C’est au petit matin de septembre 1986, sortant de la gare de Santa Lucia, le terminus devant le grand canal, au petit matin, alors que la brume glissait encore au-dessus des eaux saumâtres et que de partout surgissait une animation totalement inhabituelle que j’ai découvert que le dernier amour n’existe pas. Chaque passion est unique, seule, première. Elle est la résultante de toutes les précédentes. Aucune jalousie à appréhender ou retenir. Cet amour toujours renouvelé, réincarné, est une somme toujours enrichie et qui présente une continuité qui lui conforte cette première place pour l’éternité. Une sorte de chaîne avec autant de maillons que de regards croisés, de corps enlacés, d’épreuves surmontées que l’on ne doit jamais chercher à savoir quand cela a débuté et encore moins vouloir entendre cette fin qui ne ressemble à rien d’autre que cette multitude d’émotions jamais satisfaites et nous invitent dans les moments d’abandons à redresser la tête, aller vers l’inconnu, offrir une rose, saisir une main et se laisser guider vers un autre quai.

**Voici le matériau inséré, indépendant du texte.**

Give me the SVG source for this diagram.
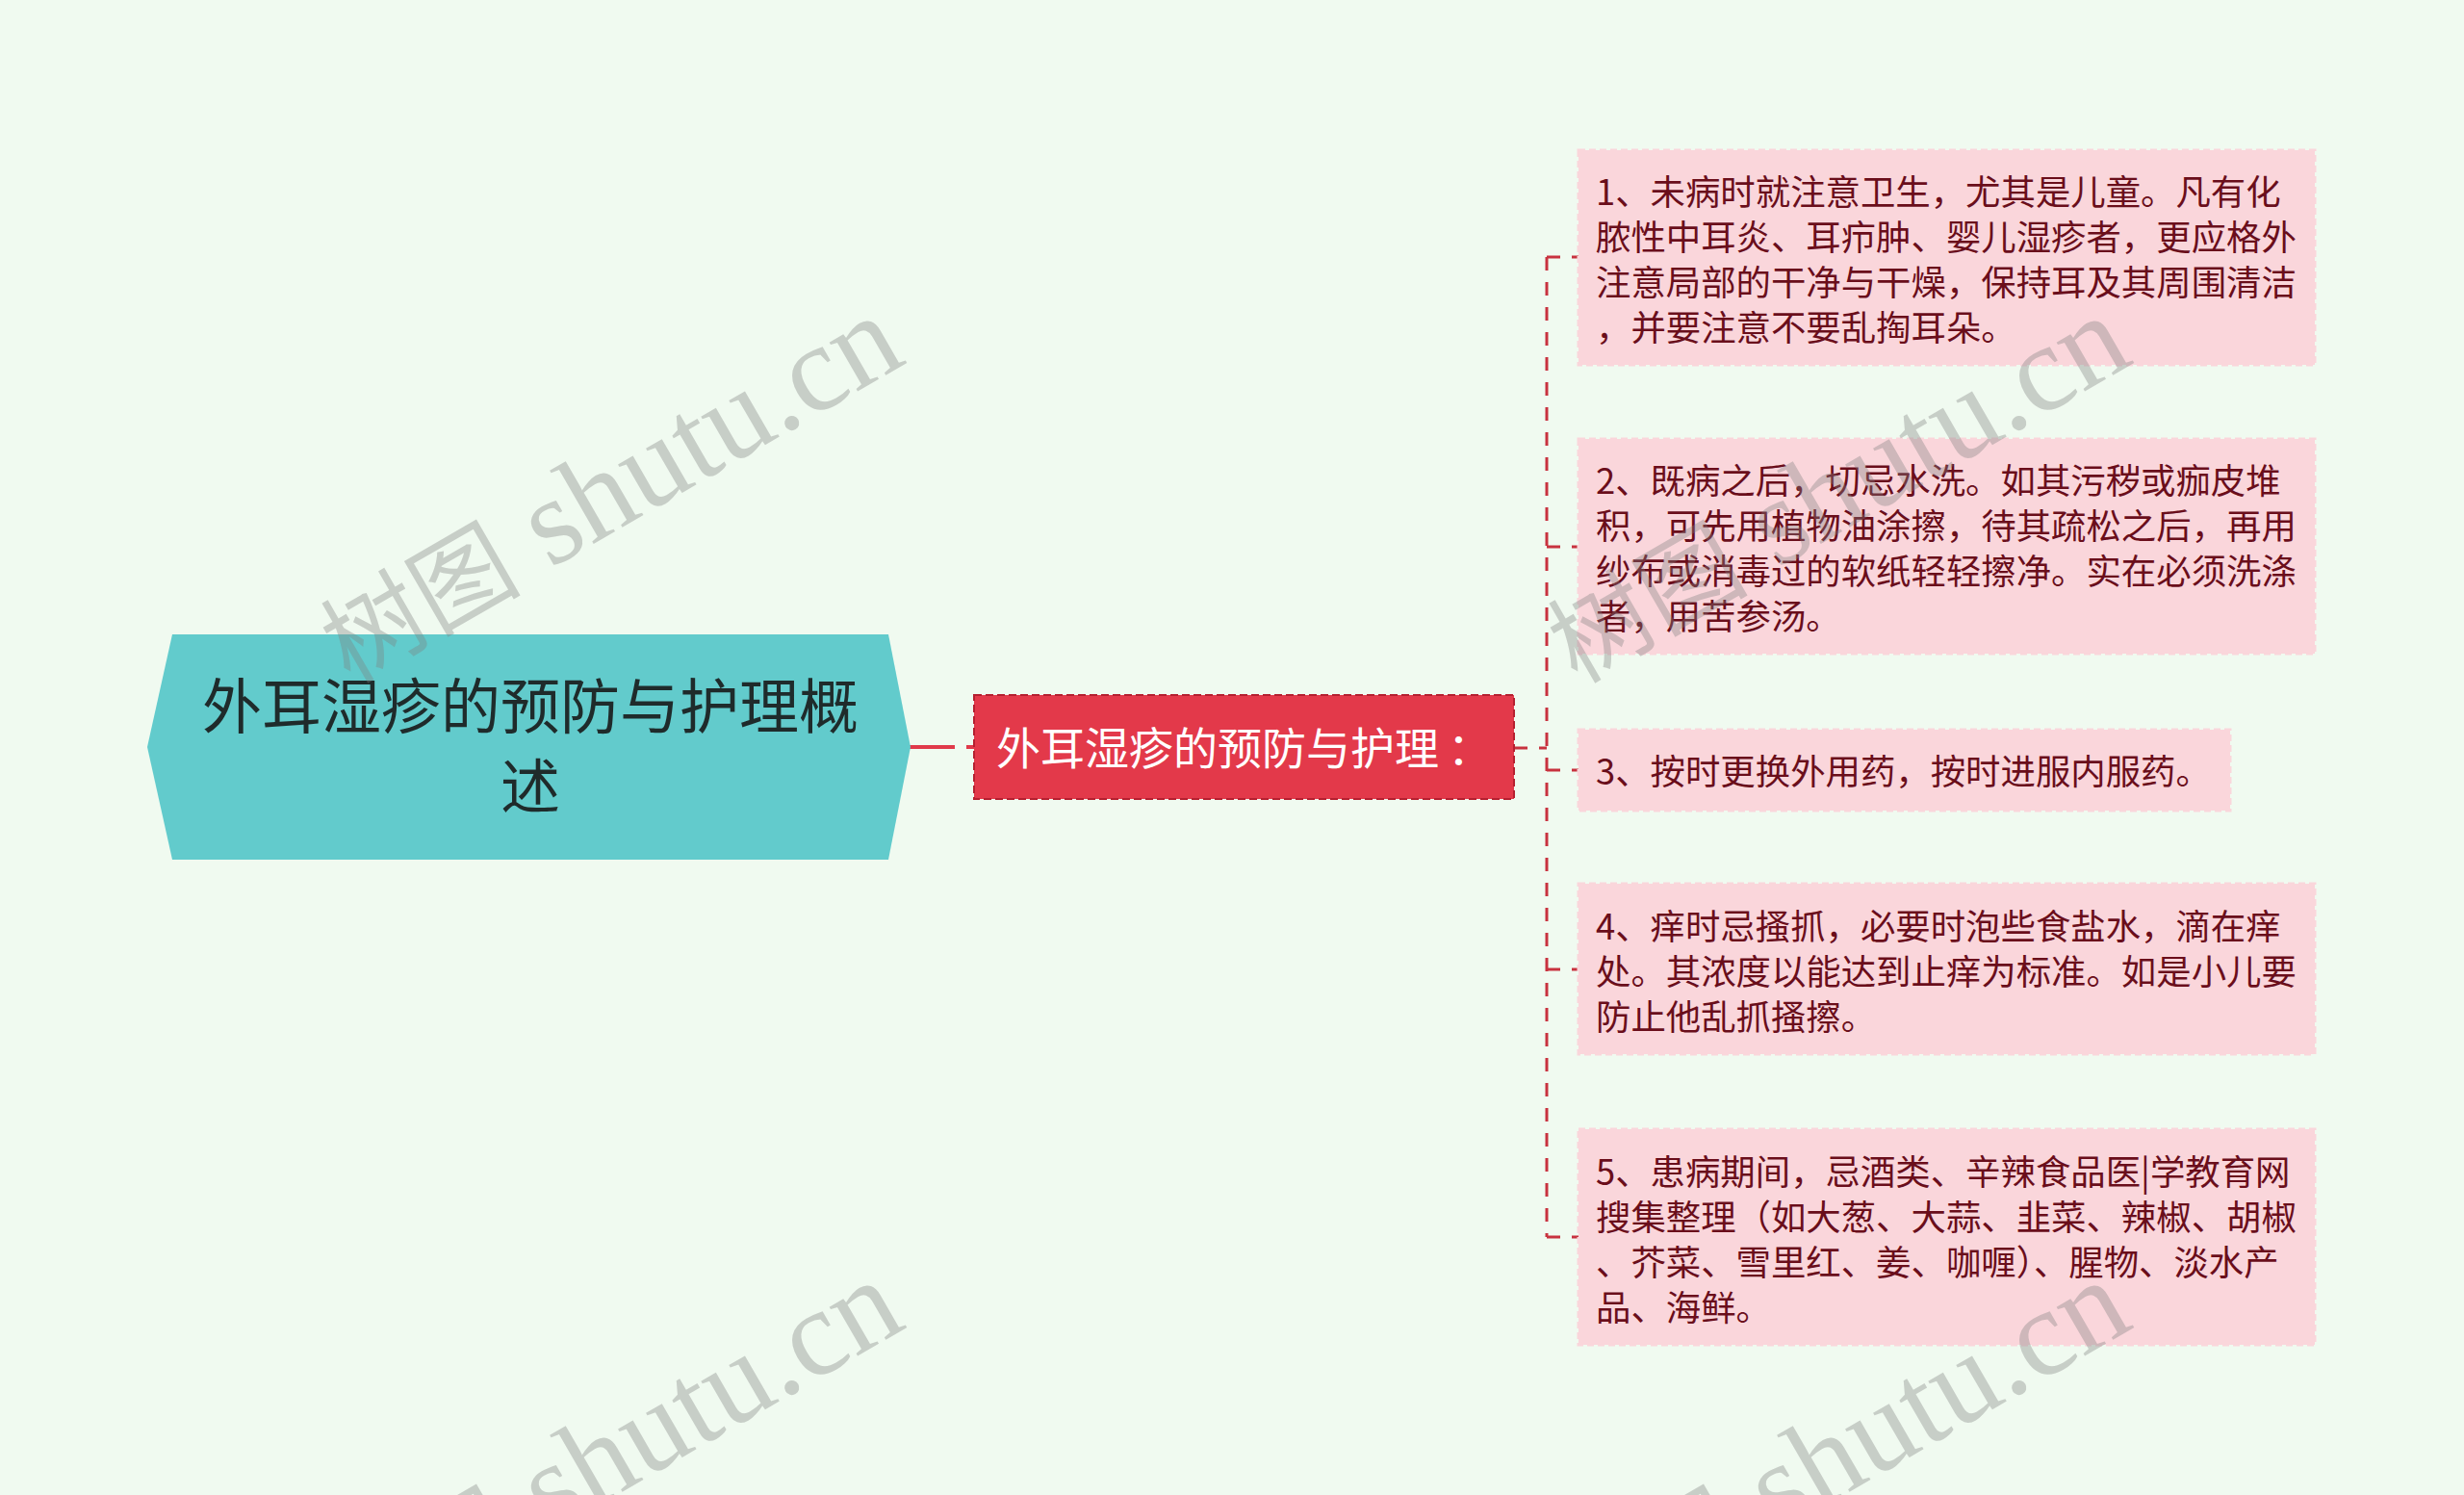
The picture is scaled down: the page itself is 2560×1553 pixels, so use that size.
<svg xmlns="http://www.w3.org/2000/svg" width="2560" height="1553" viewBox="0 0 2560 1553">
<style>
.bg{fill:#F0FAF0}
.cjk{font-family:"Noto Sans CJK SC","Noto Sans",sans-serif}
.root-shape{fill:#62CBCC}
.root-text{fill:#1F2B2B;font-size:62px}
.mid-shape{fill:#E3394A;stroke:#B52030;stroke-width:2;stroke-dasharray:8 4}
.mid-text{fill:#FFFFFF;font-size:46px}
.leaf-shape{fill:#FAD6DB;stroke:#FAD6DB;stroke-width:3;stroke-dasharray:7 4}
.leaf-text{fill:#6A0E1B;font-size:36.4px}
.conn{fill:none;stroke:#C8323F;stroke-width:3;stroke-dasharray:14 12}
.wm{font-family:"Liberation Serif","Noto Sans CJK SC",serif;font-size:128px;fill:#808080;fill-opacity:0.36}
.wmc{font-size:104px}
</style>
<rect class="bg" x="0" y="0" width="2560" height="1553"/>

<g id="connectors">
  <path d="M945,776 H1012" fill="none" stroke="#E0394A" stroke-width="4" stroke-dasharray="47 12 8 100"/>
  <path class="conn" d="M1573,777 H1607"/>
  <path class="conn" d="M1607,267 V1285"/>
  <path class="conn" d="M1607,267 H1640"/>
  <path class="conn" d="M1607,568 H1640"/>
  <path class="conn" d="M1607,800 H1640"/>
  <path class="conn" d="M1607,1007 H1640"/>
  <path class="conn" d="M1607,1285 H1640"/>
</g>

<g id="root">
  <polygon class="root-shape" points="153,776 179,659 923,659 946,776 923,893 179,893"/>
  <text class="cjk root-text" text-anchor="middle" x="551" y="757">外耳湿疹的预防与护理概</text>
  <text class="cjk root-text" text-anchor="middle" x="551" y="840">述</text>
</g>

<g id="mid">
  <rect class="mid-shape" x="1012" y="722" width="561" height="108"/>
  <text class="cjk mid-text" x="1035" y="794">外耳湿疹的预防与护理<tspan dx="9">：</tspan></text>
</g>

<g id="leaf1">
  <rect class="leaf-shape" x="1640" y="156" width="765" height="223"/>
  <text class="cjk leaf-text" x="1658" y="213">1、未病时就注意卫生，尤其是儿童。凡有化</text>
  <text class="cjk leaf-text" x="1658" y="260">脓性中耳炎、耳疖肿、婴儿湿疹者，更应格外</text>
  <text class="cjk leaf-text" x="1658" y="307">注意局部的干净与干燥，保持耳及其周围清洁</text>
  <text class="cjk leaf-text" x="1658" y="354">，并要注意不要乱掏耳朵。</text>
</g>

<g id="leaf2">
  <rect class="leaf-shape" x="1640" y="456" width="765" height="223"/>
  <text class="cjk leaf-text" x="1658" y="513">2、既病之后，切忌水洗。如其污秽或痂皮堆</text>
  <text class="cjk leaf-text" x="1658" y="560">积，可先用植物油涂擦，待其疏松之后，再用</text>
  <text class="cjk leaf-text" x="1658" y="607">纱布或消毒过的软纸轻轻擦净。实在必须洗涤</text>
  <text class="cjk leaf-text" x="1658" y="654">者，用苦参汤。</text>
</g>

<g id="leaf3">
  <rect class="leaf-shape" x="1640" y="758" width="677" height="84"/>
  <text class="cjk leaf-text" x="1658" y="815">3、按时更换外用药，按时进服内服药。</text>
</g>

<g id="leaf4">
  <rect class="leaf-shape" x="1640" y="918" width="765" height="177"/>
  <text class="cjk leaf-text" x="1658" y="976">4、痒时忌搔抓，必要时泡些食盐水，滴在痒</text>
  <text class="cjk leaf-text" x="1658" y="1023">处。其浓度以能达到止痒为标准。如是小儿要</text>
  <text class="cjk leaf-text" x="1658" y="1070">防止他乱抓搔擦。</text>
</g>

<g id="leaf5">
  <rect class="leaf-shape" x="1640" y="1173" width="765" height="224"/>
  <text class="cjk leaf-text" x="1658" y="1231">5、患病期间，忌酒类、辛辣食品医|学教育网</text>
  <text class="cjk leaf-text" x="1658" y="1278">搜集整理（如大葱、大蒜、韭菜、辣椒、胡椒</text>
  <text class="cjk leaf-text" x="1658" y="1325">、芥菜、雪里红、姜、咖喱）、腥物、淡水产</text>
  <text class="cjk leaf-text" x="1658" y="1372">品、海鲜。</text>
</g>

<g id="watermarks">
  <text class="wm" text-anchor="end" transform="translate(944,376) rotate(-30)"><tspan class="wmc">树图</tspan> shutu.cn</text>
  <text class="wm" text-anchor="end" transform="translate(2219,376) rotate(-30)"><tspan class="wmc">树图</tspan> shutu.cn</text>
  <text class="wm" text-anchor="end" transform="translate(944,1378) rotate(-30)"><tspan class="wmc">树图</tspan> shutu.cn</text>
  <text class="wm" text-anchor="end" transform="translate(2219,1378) rotate(-30)"><tspan class="wmc">树图</tspan> shutu.cn</text>
</g>
</svg>
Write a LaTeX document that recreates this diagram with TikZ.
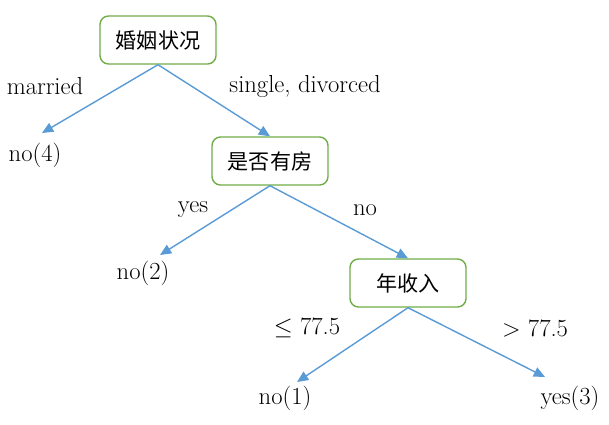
\documentclass[tikz,border=0pt]{standalone}
\usepackage{fontspec}
\newfontfamily\cjk{Noto Sans CJK SC}
\usetikzlibrary{arrows.meta}
\definecolor{boxgreen}{RGB}{112,173,71}
\definecolor{edgeblue}{RGB}{91,155,213}
\tikzset{
  attr/.style={draw=boxgreen, line width=1pt, rounded corners=6pt, fill=white,
    minimum width=116*0.025cm, minimum height=48*0.025cm, font=\cjk\fontsize{15}{18}\selectfont},
  leaf/.style={inner sep=1pt, font=\fontsize{17.5}{20}\selectfont},
  lbl/.style={font=\fontsize{17.5}{20}\selectfont},
  edge/.style={draw=edgeblue, line width=1pt, -{Triangle[length=8pt,width=7pt]}}
}
\begin{document}
\begin{tikzpicture}[x=0.025cm,y=-0.025cm]
\useasboundingbox (0,0) rectangle (609,424);
\node[attr] (m) at (158,40) {婚姻状况};
\node[attr] (h) at (270,161) {是否有房};
\node[attr] (s) at (408,283) {年收入};
\node[leaf] (n4) at (35,155) {no(4)};
\node[leaf] (n2) at (143,273) {no(2)};
\node[leaf] (n1) at (285,398) {no(1)};
\node[leaf] (y3) at (570,398) {yes(3)};
\draw[edge] (m.south) -- (42,133);
\draw[edge] (m.south) -- (h.north);
\draw[edge] (h.south) -- (160,255);
\draw[edge] (h.south) -- (s.north);
\draw[edge] (s.south) -- (297,382);
\draw[edge] (s.south) -- (545,377);
\node[lbl] at (45,86) {married};
\node[lbl] at (305,86) {single, divorced};
\node[lbl] at (193,210) {yes};
\node[lbl] at (365,210) {no};
\node[lbl] at (307,328) {$\leq$ 77.5};
\node[lbl] at (535,328) {$>$ 77.5};
\end{tikzpicture}
\end{document}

Le café Florian à Venise. Cette fois-ci pour monter dans le premier train, car peu importe la destination, seuls comptent le voyage et cette rose encore sans épine qui nous tient la main en pensant, une fois de plus, que l’éternité ne peut durer qu’une seconde.
2004. Les années passées, l'Amour a voulu que cette fois-ci, pour monter dans le premier train - une voiture à moteur que mon innocent libertinage avait figé dans un souvenir utopique - je revienne dans cet espace réduit et si grandiose qu'est Venise. Certes, peu importe la destination, seuls comptent le voyage et cette rose encore sans épine qui nous tient la main en pensant, une fois de plus, que l’éternité ne peut durer qu’une seconde et toute une vie. Mais Venise entretient avec une exquise délicatesse cet Amour qui ne soit pas un mensonge et prenne le sens de la réalité. J'ai cru, une fois de plus que la vérité était illusion et cette dernière une vérité. La question reste entière.